Including your spouse in the presidential campaign isn’t something new in the U.S., as a couple of candidates tried this ‘technique’. We’re talking about Democratic front-runner Hillary Clinton and Republican Ted Cruz, both of them implying their partners, in order to obtain at least an image boost.
If Mrs. Clinton husband, former President Bill Clinton, was called her secret-weapon and had an important effect on her campaign, the same thing can’t be said about Heidi Cruz, the Texas Senator’s 43-years old wife. At least not for the moment, that is.
The critics came immediately
One of the main reasons why she could have a negative impact on Ted Cruz‘s campaign is her link with the Goldman group, which is beginning to distract from her husband’s populist message, according to The Los Angeles Times. Mr. Cruz likes to call himself a crusader against the moneyed interests of Washington and Wall Street, says the same source.

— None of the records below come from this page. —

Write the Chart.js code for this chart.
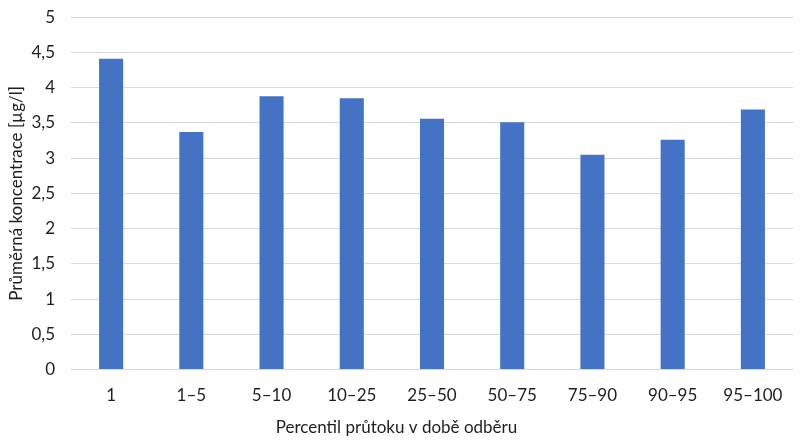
<!DOCTYPE html>
<html>
<head>
    <meta charset="utf-8" />
    <title>Průměrná koncentrace podle percentilu průtoku</title>
    <script src="https://cdn.jsdelivr.net/npm/chart.js"></script>
    <style>
        body {
            margin: 0;
            padding: 0;
            background: white;
        }

        #wrap {
            width: 800px;
            height: 443px;
        }
    </style>
</head>
<body>
    <div id="wrap">
        <canvas id="graf" width="800" height="443"></canvas>
    </div>

    <script>
        const kategorie = ["1", "1–5", "5–10", "10–25", "25–50", "50–75", "75–90", "90–95", "95–100"];
        const koncentrace = [4.41, 3.37, 3.88, 3.85, 3.56, 3.51, 3.05, 3.26, 3.69];
        const osaY = [0, 0.5, 1, 1.5, 2, 2.5, 3, 3.5, 4, 4.5, 5];

        const pismo = { family: "Lato, 'Open Sans', sans-serif", size: 17 };
        const barvaTextu = "#1e1e1e";

        const ctx = document.getElementById("graf").getContext("2d");

        new Chart(ctx, {
            type: 'bar',
            data: {
                labels: kategorie,
                datasets: [{
                    label: 'Průměrná koncentrace',
                    data: koncentrace,
                    backgroundColor: '#4472C4',
                    categoryPercentage: 1,
                    barPercentage: 0.3
                }]
            },
            options: {
                responsive: false,
                animation: false,
                layout: {
                    padding: { top: 0, right: 7, left: 0, bottom: 0 }
                },
                plugins: {
                    legend: { display: false },
                    tooltip: { enabled: false },
                    // popisek osy x je vycentrovaný na celé plátno, ne na plochu grafu
                    title: {
                        display: true,
                        position: 'bottom',
                        text: 'Percentil průtoku v době odběru',
                        color: barvaTextu,
                        font: { ...pismo, weight: 'normal' },
                        padding: { top: 6, bottom: 5 }
                    }
                },
                scales: {
                    x: {
                        grid: { display: false, drawTicks: false },
                        border: { display: false },
                        ticks: {
                            color: barvaTextu,
                            font: pismo,
                            padding: 16,
                            maxRotation: 0,
                            autoSkip: false
                        },
                        afterFit: (scale) => { scale.height = 42; }
                    },
                    y: {
                        min: 0,
                        max: 5,
                        afterBuildTicks: (scale) => {
                            scale.ticks = osaY.map(v => ({ value: v }));
                        },
                        // neviditelné značky jen odsunou popisky od mřížky
                        grid: { color: '#d9d9d9', lineWidth: 1, drawTicks: true, tickLength: 9, tickColor: 'rgba(0,0,0,0)' },
                        border: { display: false },
                        ticks: {
                            color: barvaTextu,
                            font: pismo,
                            padding: 7,
                            callback: (v) => String(v).replace('.', ',')
                        },
                        title: {
                            display: true,
                            text: 'Průměrná koncentrace [µg/l]',
                            color: barvaTextu,
                            font: pismo,
                            padding: { top: 6, bottom: 0 }
                        },
                        afterFit: (scale) => { scale.width = 71; }
                    }
                }
            }
        });
    </script>
</body>
</html>
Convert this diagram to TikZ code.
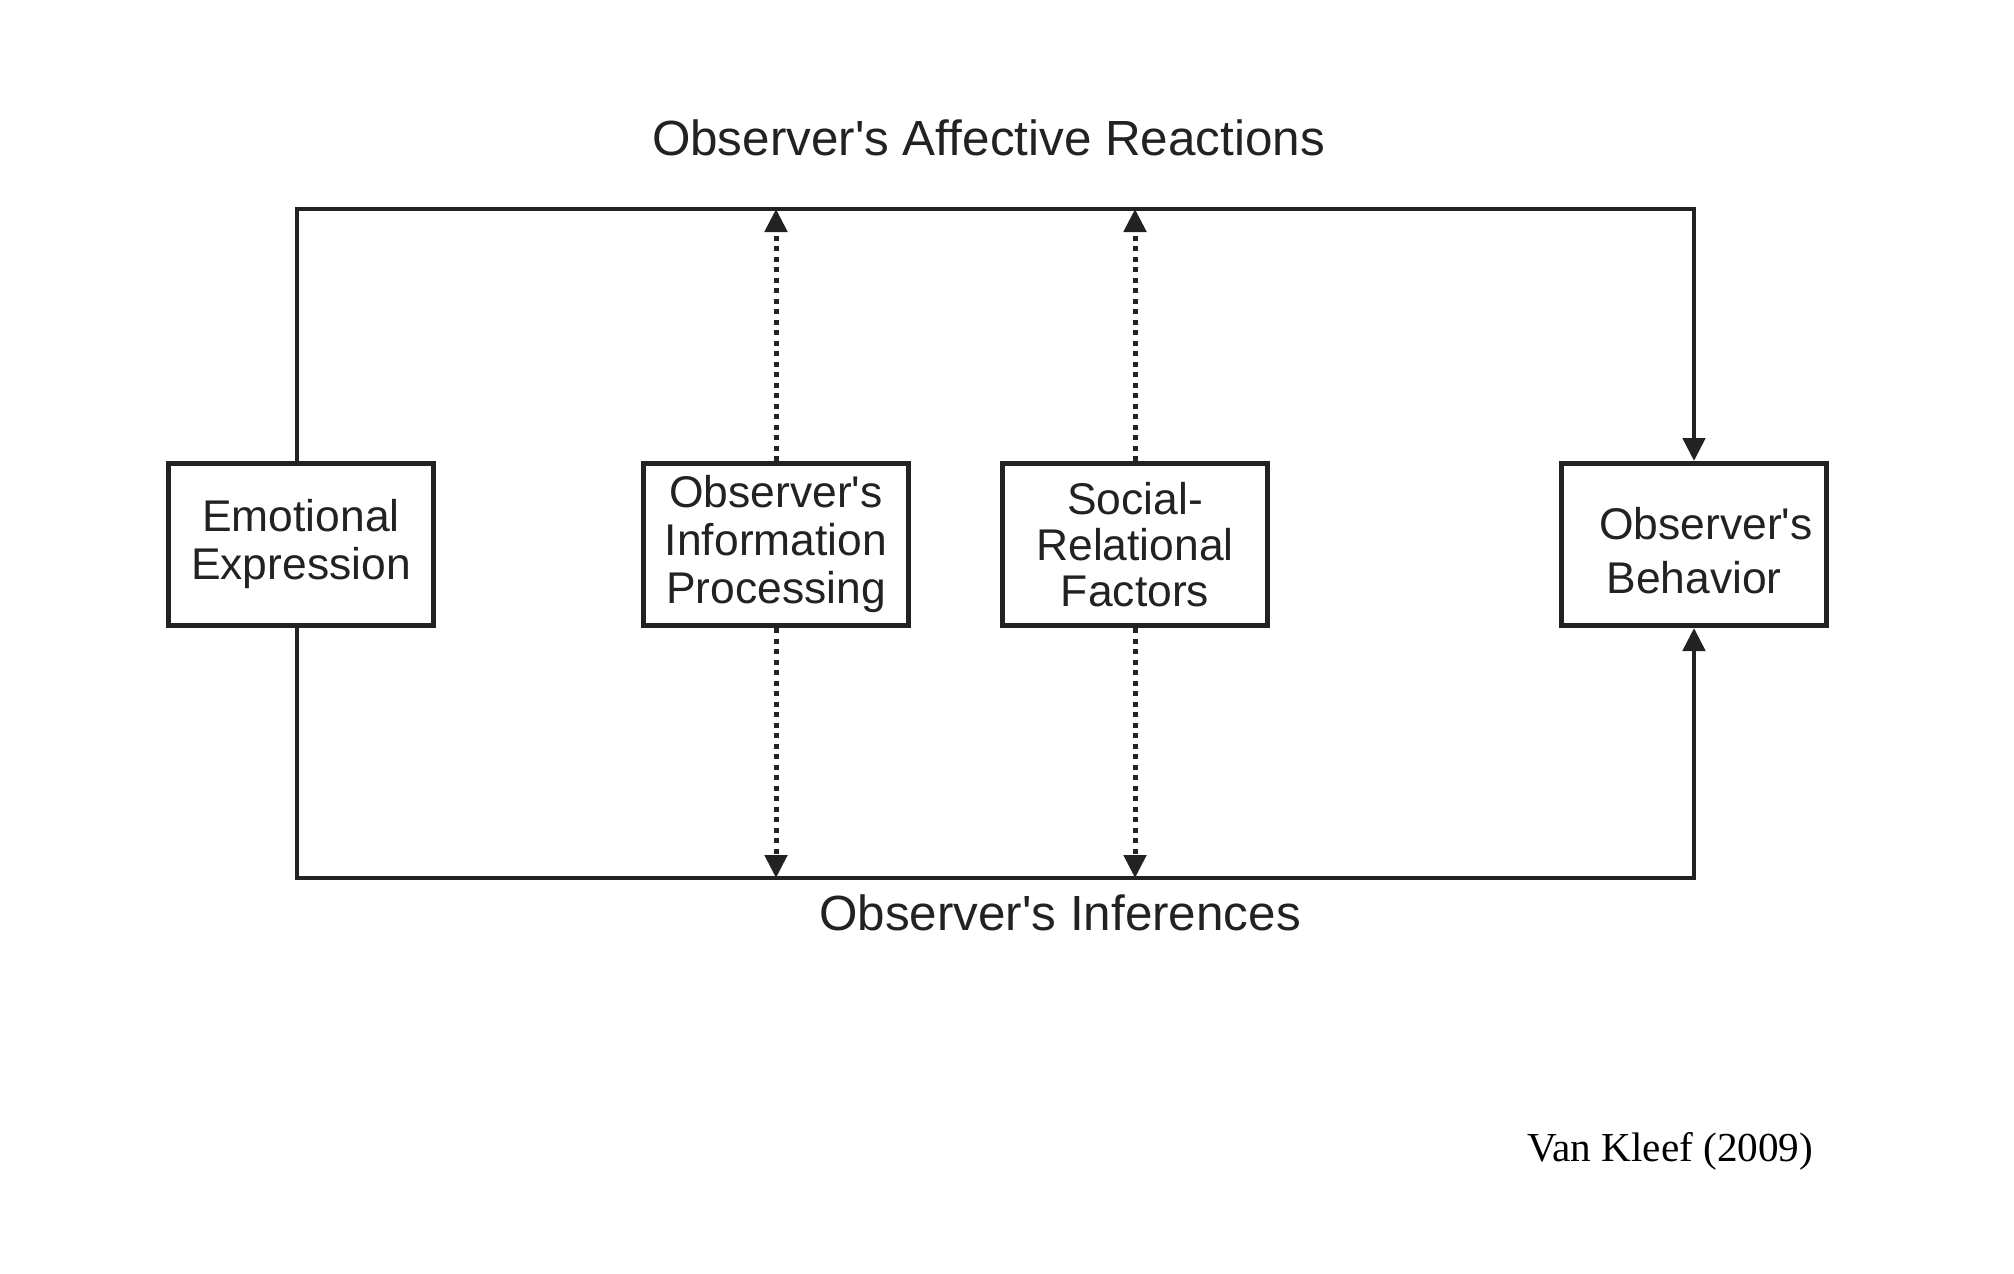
\documentclass[tikz,border=0pt]{standalone}
\usepackage{fontspec}
\setmainfont{Liberation Sans}
\newfontfamily\citefont{Liberation Serif}
\usetikzlibrary{arrows.meta}
\definecolor{ink}{HTML}{222222}
\newcommand\ap{\textquotesingle}
\tikzset{
  boxnode/.style={draw=ink, line width=5pt, minimum width=265pt, minimum height=162pt,
    inner sep=0pt, align=center, text=ink, font=\fontsize{44.4}{48}\selectfont},
  solidarrow/.style={draw=ink, line width=4.8pt, -{Triangle[length=23pt,width=22pt]}},
  dotarrow/.style={draw=ink, line width=5pt, dash pattern=on 5pt off 5.5pt,
    -{Triangle[length=23pt,width=22pt]}},
  labeltext/.style={text=ink, inner sep=0pt, font=\fontsize{49.4}{55}\selectfont}
}
\begin{document}
\begin{tikzpicture}[x=1pt,y=1pt]
\useasboundingbox[fill=white] (0,0) rectangle (2014,-1274);
% boxes
\node[boxnode] (E) at (301,-544.5) {Emotional\\Expression};
\node[boxnode] (I) at (776,-544.5) {Observer\ap s\\Information\\Processing};
\node[boxnode, font=\fontsize{44.4}{46}\selectfont] (S) at (1135,-544.5) {Social-\\Relational\\Factors};
\node[boxnode, font=\fontsize{44.4}{54}\selectfont] (B) at (1694,-544.5) {\rule{0pt}{45pt}\hspace*{24pt}Observer\ap s\\Behavior};
% frame corner references
\coordinate (tl) at (297,-209);
\coordinate (bl) at (297,-878);
% top path: Emotional -> Behavior
\draw[solidarrow] (E.north -| tl) -- (tl) -| (B.north);
% bottom path: Emotional -> Behavior
\draw[solidarrow] (E.south -| bl) -- (bl) -| (B.south);
% dotted arrows
\draw[dotarrow] (I.north) -- (I.north |- tl);
\draw[dotarrow] (I.south) -- (I.south |- bl);
\draw[dotarrow] (S.north) -- (S.north |- tl);
\draw[dotarrow] (S.south) -- (S.south |- bl);
% labels
\node[labeltext, anchor=base] (top) at (988.5,-155) {Observer\ap s Affective Reactions};
\node[labeltext, anchor=base] (bot) at (1060,-930) {Observer\ap s Inferences};
\node[anchor=base west, inner sep=0pt, font=\citefont\fontsize{41.2}{45}\selectfont] (cite) at (1527,-1161) {Van Kleef (2009)};
\end{tikzpicture}
\end{document}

“He is in bed w/Wall St. & is funded by Goldman Sachs/Citi, low interest loans,” Republican front-runner Donald Trump tweeted recently. He was referring to the loan Ted Cruz contracted from Goldman and Citibank, during his campaign for the Senate, back in 2012, and the fact that he didn’t report properly the money to the Federal Election Commission.
Also, this isn’t the first time when Mrs. Cruz’s workplace was mentioned by Ted Cruz‘s critics. When the Senator attacked the Affordable Care Act, everybody said that he was covered by his wife’s health coverage from Goldman, which lead to her resignation. Shortly after, Ted Cruz signed up for Obamacare.
Mrs. Cruz, a powerful personality
A lot of those who know Heidi Cruz declared that they wouldn’t have been surprise if she had entered public life. “I would’ve thought that she would have wanted to be the politician, rather than be the politician’s wife,” said Maureen Downey, who knew her from the Claremont McKenna College.